同时,在社会工作的本土实践中,社会工作者应注意中国文化情境中的主体性与西方文化中强调的主体性存在根本差异。中国文化中的主体性强调自我与他我的互存互动。西方主体性学说主张个体的自在、自足、自为,强调作为个体的主体的绝对内在性或绝对被给予性。中国文化中的主体性思想则是主张“自我”与“他我”的互动互存,个体“自我”只有在与“他我”的相对相关中才能进行自我实现和自我超越,离开了与他我的关系个体自我的价值和意义则失去了存在的基础。因此,社会工作赋权对案主主体性的强调需要重视案主自我与关系网络中的他人的关系,运用系统观点检视案主关系网络中成员之间存在的互动以及各自承担的角色和义务,防止简单按照西方文化意义上的主体性对案主采取相应的介入策略。

再次,采用渐进式赋权而非激进式的赋权策略。从赋权的程度而言,赋权可以分为激进式赋权和渐进式赋权。激进式赋权强调赋权的彻底性和革命性,通过启发赋权对象的抗争意识,通过集体行动的方式彻底改变不合理的体制。渐进式赋权则是通过改良的方式,从最易取得效果的层面入手争取改变,通过逐步推进的策略从根本上改变某些不合理的制度。相比较而言,由于受儒释道等传统思想影响,在中国文化背景下生活的案主更倾向于接受渐进式的赋权策略。因此,在社会工作赋权过程中,应了解并体察案主对赋权策略的理解与接收程度,通过渐进式的赋权策略,从最易改变的地方入手逐步使得案主体会赋权的意义,最终推动案主在根本上解决问题。

最后,社会工作者在赋权实践中,引导案主进行自我探索,自我发现,使案主在了解自己面临的困境基础上认识到自己的力量,鼓励案主面对挑战,激发个人潜能和积极改变的行动力。赋权理念主张通过发掘个体觉知自我的潜能,使案主能够更加具有批判性的体察自身周围社会现实网络的知识与能力,在此基础上使得个体、团体和社群掌管其境况、行使其权力并达成其自身目的,帮助自我和他人将生命的品质提高到最大限度。

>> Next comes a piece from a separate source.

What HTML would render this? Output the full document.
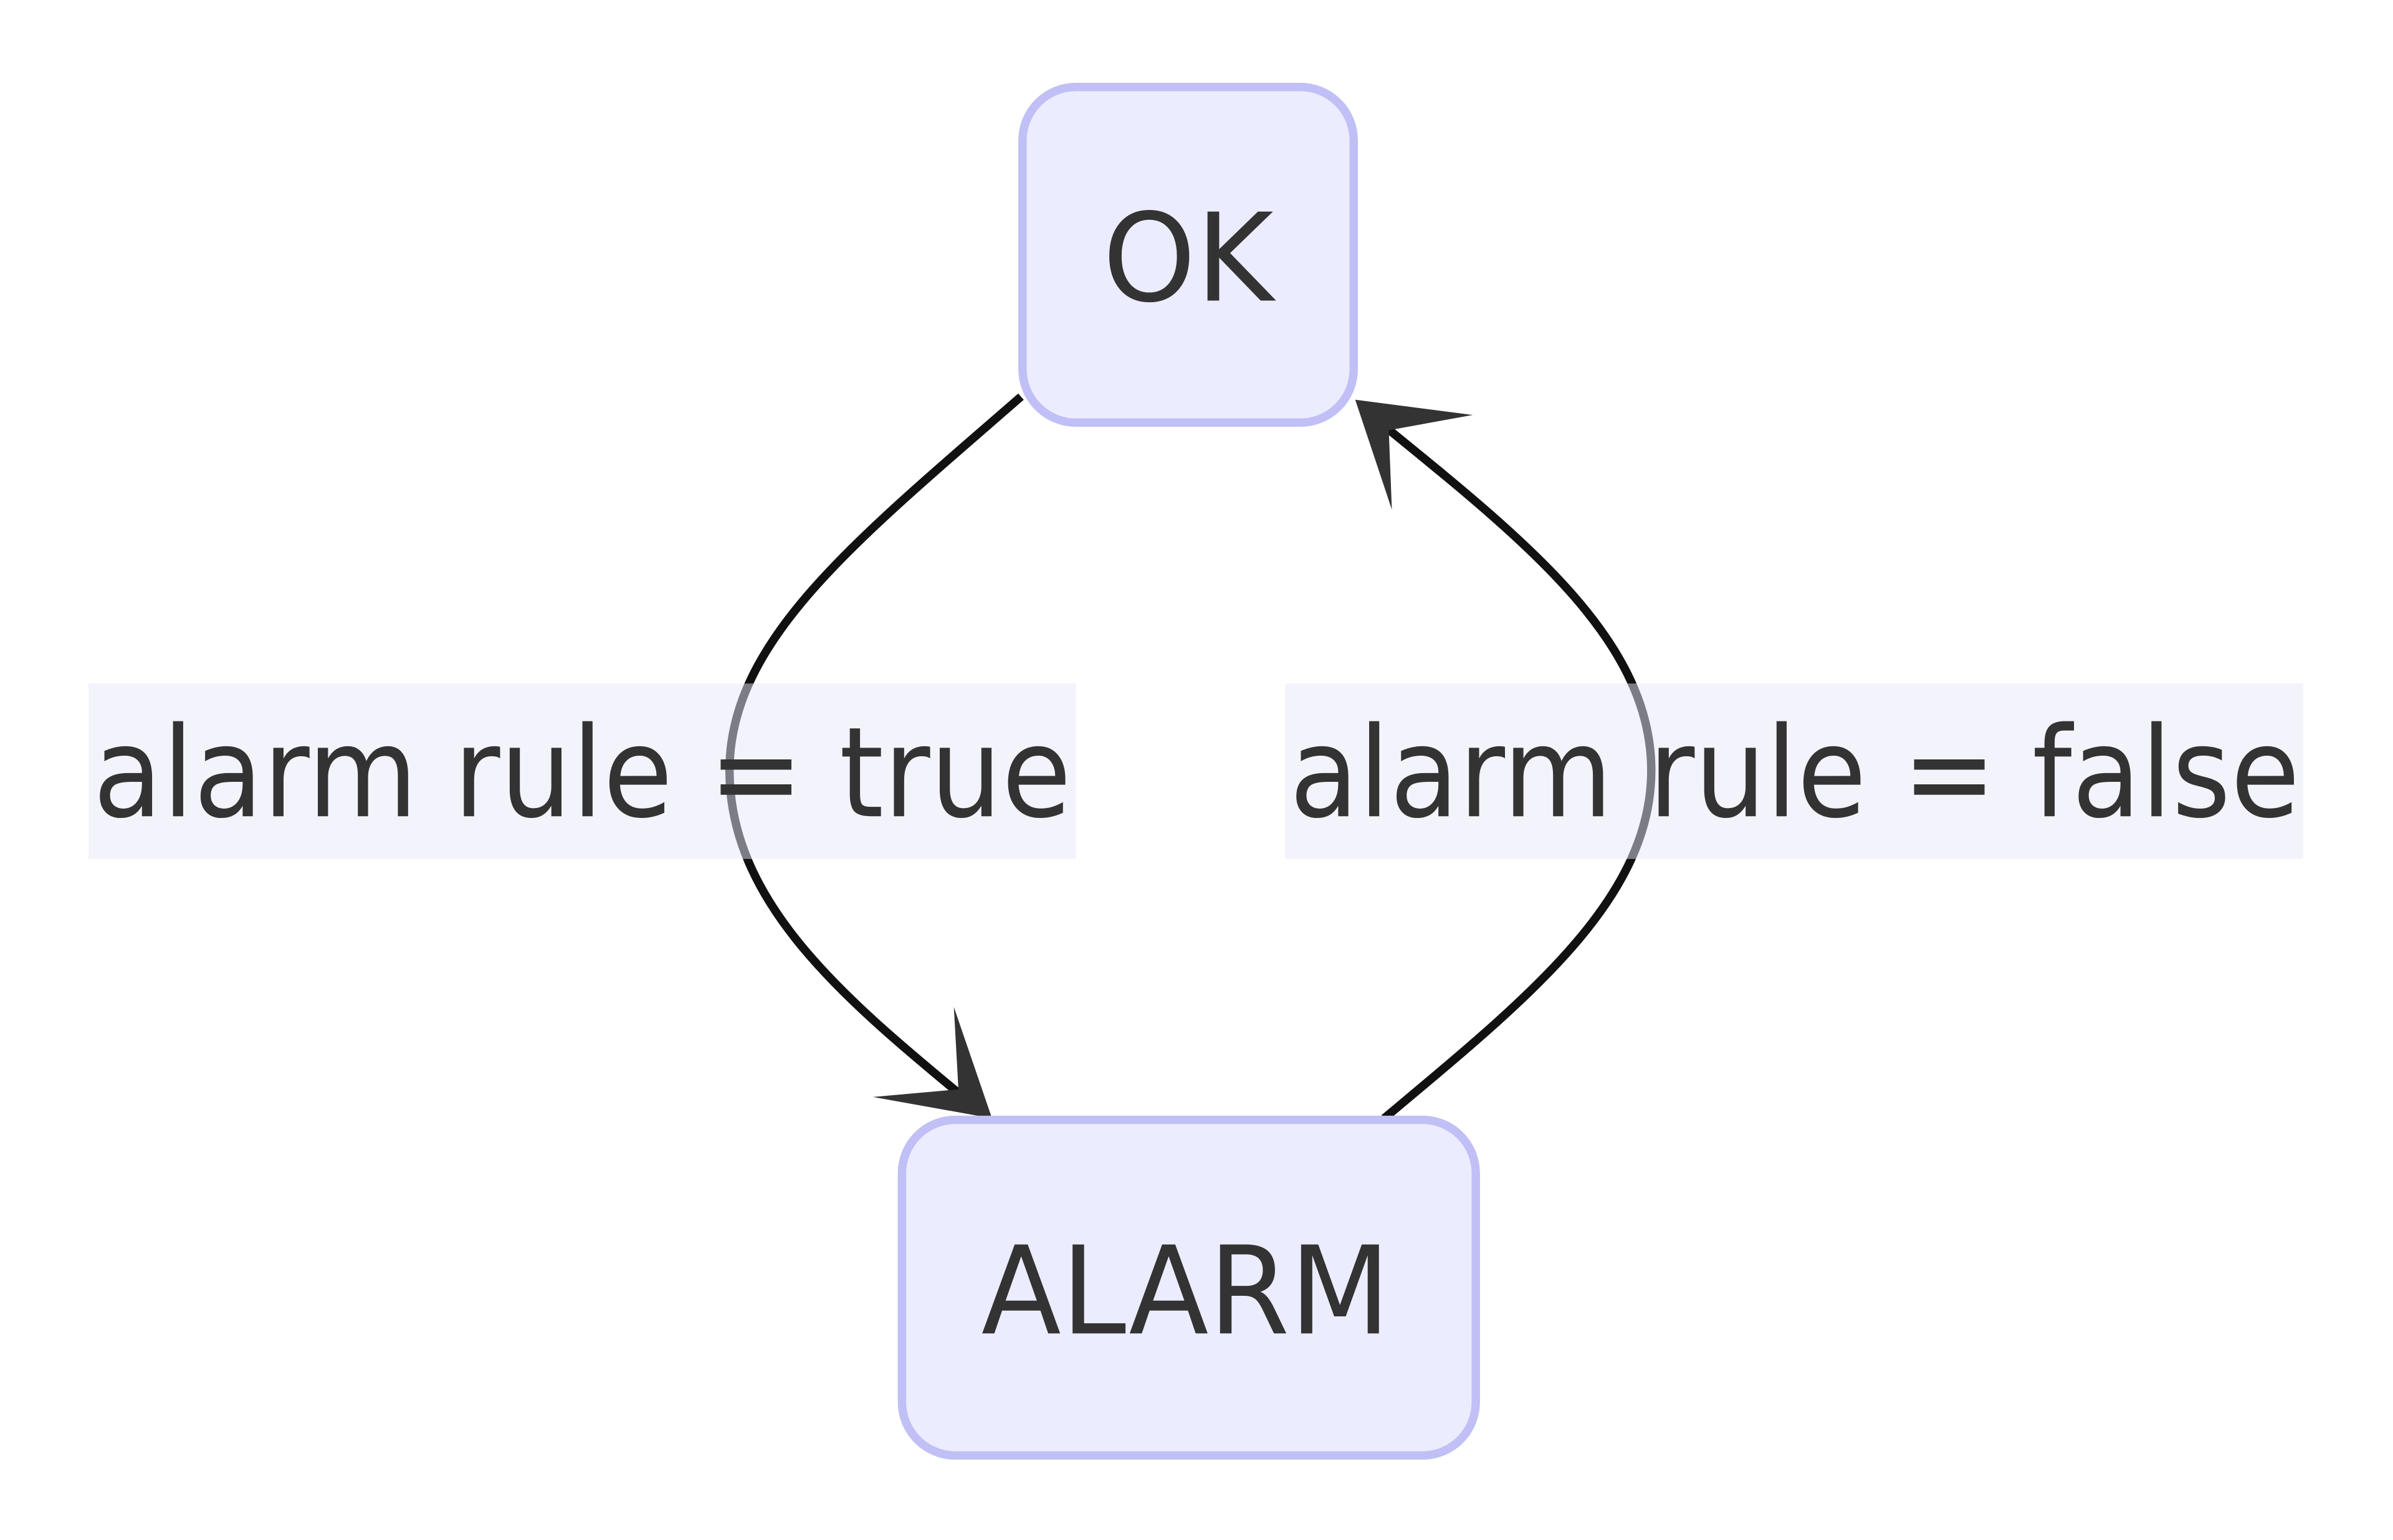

同时在与其他处于同样情境案主的沟通合作中,增强自信和通过合作解决群体面临问题的能力,从而降低案主的孤独感。

除了以上策略外,社会工作者还应反思在赋权过程中所运用的语言和概念。由于社会工作专业术语和思维方式与本土话语存在较大差异,社会工作者需要反思自己的文化负载(culture Laden)、语言及思维习惯同时兼顾思维和语言模式的差异性,防止出现文化视盲问题。为此,社会工作者应尽量运用为本土案主所熟悉的语言和概念为他们提供赋权服务。